Things like this are even more prevalent on social networks. Where you will be asked to “click here to see this crazy video of you” or “click here to see (so so celebrity) in birthday suit. Many, out of excitement and/or curiosity, will rush to click. Subsequently, if it’s Twitter you are asked to input your username and password, while if it’s Facebook, the thing asks to connect to your account and post on your behalf. Of course,anything for a naked picture of Nicki Minaj:lol:
Truth is, you don’t get to see any naked picture,rather, within the hour your account is used to spam your friends and follower timelines and inboxes with same links asking them to click and do the same thing you did. People might start unfollowing you, and you wonder why.
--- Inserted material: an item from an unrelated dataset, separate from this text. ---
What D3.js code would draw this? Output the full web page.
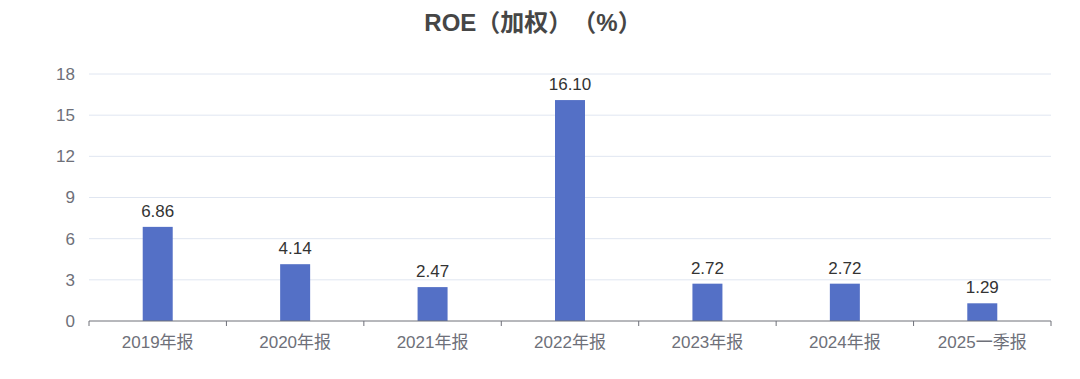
<!DOCTYPE html>
<html>
<head>
<meta charset="utf-8">
<script src="https://cdn.jsdelivr.net/npm/d3@7"></script>
<style>
  body { margin: 0; background: #fff; }
  svg { display: block; font-family: "Liberation Sans", "Noto Sans CJK SC", sans-serif; }
  .title { text-spacing-trim: space-all; }
</style>
</head>
<body>
<div id="chart"></div>
<script>
// data
var periods = ["2019年报", "2020年报", "2021年报", "2022年报", "2023年报", "2024年报", "2025一季报"];
var roe = [6.86, 4.14, 2.47, 16.10, 2.72, 2.72, 1.29];
var yTicks = [0, 3, 6, 9, 12, 15, 18];
var title = "ROE（加权）（%）";

var w = 1080, h = 379;
var mLeft = 89, mRight = 1051, mTop = 74, mBottom = 321;

var svg = d3.select("#chart").append("svg")
    .attr("width", w)
    .attr("height", h);

var x = d3.scaleBand().domain(periods).range([mLeft, mRight]).padding(0);
var y = d3.scaleLinear().domain([0, 18]).range([mBottom, mTop]);

// title
svg.append("text")
    .attr("class", "title")
    .attr("x", 533)
    .attr("y", 31)
    .attr("text-anchor", "middle")
    .style("font-size", "24px")
    .style("font-weight", "bold")
    .style("fill", "#464646")
    .text(title);

// gridlines + y labels
svg.append("g")
    .selectAll("line")
    .data(yTicks.filter(function (d) { return d > 0; }))
    .join("line")
    .attr("x1", mLeft).attr("x2", mRight)
    .attr("y1", function (d) { return y(d); })
    .attr("y2", function (d) { return y(d); })
    .style("stroke", "#e0e6f1")
    .style("stroke-width", 1);

svg.append("g")
    .selectAll("text")
    .data(yTicks)
    .join("text")
    .attr("x", mLeft - 14)
    .attr("y", function (d) { return y(d); })
    .attr("dy", "0.35em")
    .attr("text-anchor", "end")
    .style("font-size", "17px")
    .style("fill", "#6e7079")
    .text(function (d) { return d; });

// bars
var barW = 30;
svg.append("g")
    .selectAll("rect")
    .data(roe)
    .join("rect")
    .attr("x", function (d, i) { return x(periods[i]) + x.bandwidth() / 2 - barW / 2; })
    .attr("y", function (d) { return y(d); })
    .attr("width", barW)
    .attr("height", function (d) { return y(0) - y(d); })
    .style("fill", "#5470c6");

// value labels
svg.append("g")
    .selectAll("text")
    .data(roe)
    .join("text")
    .attr("x", function (d, i) { return x(periods[i]) + x.bandwidth() / 2; })
    .attr("y", function (d) { return y(d) - 10; })
    .attr("text-anchor", "middle")
    .style("font-size", "17px")
    .style("fill", "#333")
    .text(function (d) { return d.toFixed(2); });

// x axis with ticks on category boundaries
var xAxis = svg.append("g")
    .attr("transform", "translate(0," + mBottom + ")");
xAxis.append("line")
    .attr("x1", mLeft).attr("x2", mRight)
    .style("stroke", "#6e7079")
    .style("stroke-width", 1);
var bounds = periods.map(function (p) { return x(p); }).concat([mRight]);
xAxis.selectAll("line.tick")
    .data(bounds)
    .join("line")
    .attr("class", "tick")
    .attr("x1", function (d) { return d; })
    .attr("x2", function (d) { return d; })
    .attr("y1", 0).attr("y2", 5)
    .style("stroke", "#6e7079");
xAxis.selectAll("text")
    .data(periods)
    .join("text")
    .attr("x", function (d) { return x(d) + x.bandwidth() / 2; })
    .attr("y", 21)
    .attr("dy", "0.35em")
    .attr("text-anchor", "middle")
    .style("font-size", "17px")
    .style("fill", "#6e7079")
    .text(function (d) { return d; });
</script>
</body>
</html>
These things happen to people almost daily on the internet. How do we prevent this? If already a victim, how can it be mitigated?
Patronize only legal sources.
The first precaution I recommend is, avoid downloading illegally whenever you can. There are always official sites for these files, and a quick Google search will most likely point you to a legitimate source for your file. That way you’re assured whatever you’re getting is legit, free of intrusive tricks designed to outwit you. Doing this also relieves you the stress of having to chose between multiple download buttons. The thing is, many of us, are just not willing to pay for official things.
Pay for your content.
Perhaps it is best to formulate the habit of paying for applications, content and services you get online. It drastically reduces the amount of advertisements and unwanted pop-ups you have to ignore. There is also the added benefit of paying to support these developers and online creators, motivating them to do more. Most good apps and services have a paid option, and free with ads option. It’s in your best interest to pay and enjoy it without ads.
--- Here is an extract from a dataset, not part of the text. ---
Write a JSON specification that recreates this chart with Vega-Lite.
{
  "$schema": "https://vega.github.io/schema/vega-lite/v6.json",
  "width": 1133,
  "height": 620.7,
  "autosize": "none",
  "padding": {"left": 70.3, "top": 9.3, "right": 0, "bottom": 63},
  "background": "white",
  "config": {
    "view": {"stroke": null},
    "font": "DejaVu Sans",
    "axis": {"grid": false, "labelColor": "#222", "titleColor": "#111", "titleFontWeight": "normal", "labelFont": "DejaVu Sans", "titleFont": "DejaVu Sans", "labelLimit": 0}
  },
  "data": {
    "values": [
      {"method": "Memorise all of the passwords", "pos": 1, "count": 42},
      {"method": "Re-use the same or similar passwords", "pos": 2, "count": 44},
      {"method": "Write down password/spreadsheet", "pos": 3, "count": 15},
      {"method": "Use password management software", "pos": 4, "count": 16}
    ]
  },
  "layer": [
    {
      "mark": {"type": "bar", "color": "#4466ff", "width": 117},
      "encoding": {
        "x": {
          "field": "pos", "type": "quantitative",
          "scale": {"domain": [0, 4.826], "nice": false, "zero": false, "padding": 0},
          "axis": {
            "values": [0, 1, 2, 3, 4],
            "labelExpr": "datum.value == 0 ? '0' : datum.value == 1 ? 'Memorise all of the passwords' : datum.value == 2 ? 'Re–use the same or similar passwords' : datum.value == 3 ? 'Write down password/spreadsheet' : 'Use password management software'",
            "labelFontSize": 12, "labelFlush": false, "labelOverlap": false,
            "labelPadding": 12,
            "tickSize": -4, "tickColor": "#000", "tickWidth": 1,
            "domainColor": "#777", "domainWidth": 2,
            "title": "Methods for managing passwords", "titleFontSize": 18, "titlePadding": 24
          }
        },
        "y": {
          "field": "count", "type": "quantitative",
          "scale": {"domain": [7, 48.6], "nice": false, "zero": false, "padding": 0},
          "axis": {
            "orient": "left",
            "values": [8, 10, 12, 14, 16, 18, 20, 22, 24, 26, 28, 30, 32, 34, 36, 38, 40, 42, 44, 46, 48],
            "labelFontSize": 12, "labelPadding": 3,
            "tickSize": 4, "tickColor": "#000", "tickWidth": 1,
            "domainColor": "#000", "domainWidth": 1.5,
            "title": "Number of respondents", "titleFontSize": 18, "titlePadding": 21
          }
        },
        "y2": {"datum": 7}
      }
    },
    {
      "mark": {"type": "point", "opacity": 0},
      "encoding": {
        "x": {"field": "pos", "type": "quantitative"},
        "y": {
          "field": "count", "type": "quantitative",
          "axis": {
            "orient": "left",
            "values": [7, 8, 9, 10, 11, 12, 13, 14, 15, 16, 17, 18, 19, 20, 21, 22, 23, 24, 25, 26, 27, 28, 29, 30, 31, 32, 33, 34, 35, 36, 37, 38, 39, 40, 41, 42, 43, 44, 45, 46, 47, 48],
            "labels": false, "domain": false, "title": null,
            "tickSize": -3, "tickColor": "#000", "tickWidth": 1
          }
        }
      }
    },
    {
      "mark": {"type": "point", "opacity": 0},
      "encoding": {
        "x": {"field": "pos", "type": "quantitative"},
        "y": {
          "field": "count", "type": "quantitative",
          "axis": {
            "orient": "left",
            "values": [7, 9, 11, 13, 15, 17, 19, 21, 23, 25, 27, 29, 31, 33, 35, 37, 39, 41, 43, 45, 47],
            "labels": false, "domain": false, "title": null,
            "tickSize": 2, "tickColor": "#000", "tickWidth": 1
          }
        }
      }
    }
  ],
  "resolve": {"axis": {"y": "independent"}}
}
Ignore shady external links.
Whenever you are on a social site such as Facebook or Twitter, you’ll see legitimate links to blogs and news sites, then, you’ll see links to sites with funny names.
How do you identify such links?
Often the social network itself may identify such a link as unsafe and advise you not to visit. It’s best to yield to this suggestion. If you navigate away from a social network to a site that asks for the password of the same social network you left, then it’s time to use your spider senses. Let’s say you click on a link from Twitter, but the link says you must “sign in” with your Twitter credentials before you can view the content of that link, RUN!!!.
If you won’t run, then check the URL in the address bar whether it begins with Twitter.com/xxx or xxx.twitter.com. If it begins with something else apart from the two examples above, RUN!!!.
Help prevent the spread of such links.
When you see an account has been compromised, be it yours or someone else’s, the best advise is to change password. This disables further access to the account. Whenever such a link to naked Nicki Minaj is seen, forgive the person’s curiosity and advise him/her to change their account password. Then person should also go to Account settings and disable any third party app access that may have caused the advert pops.
Ads is turning into the life blood of the internet these days, and almost all serious websites with traffic, display ads to earn revenue. Among these ads, there can be malicious links and software we should be alert to, and always avoid.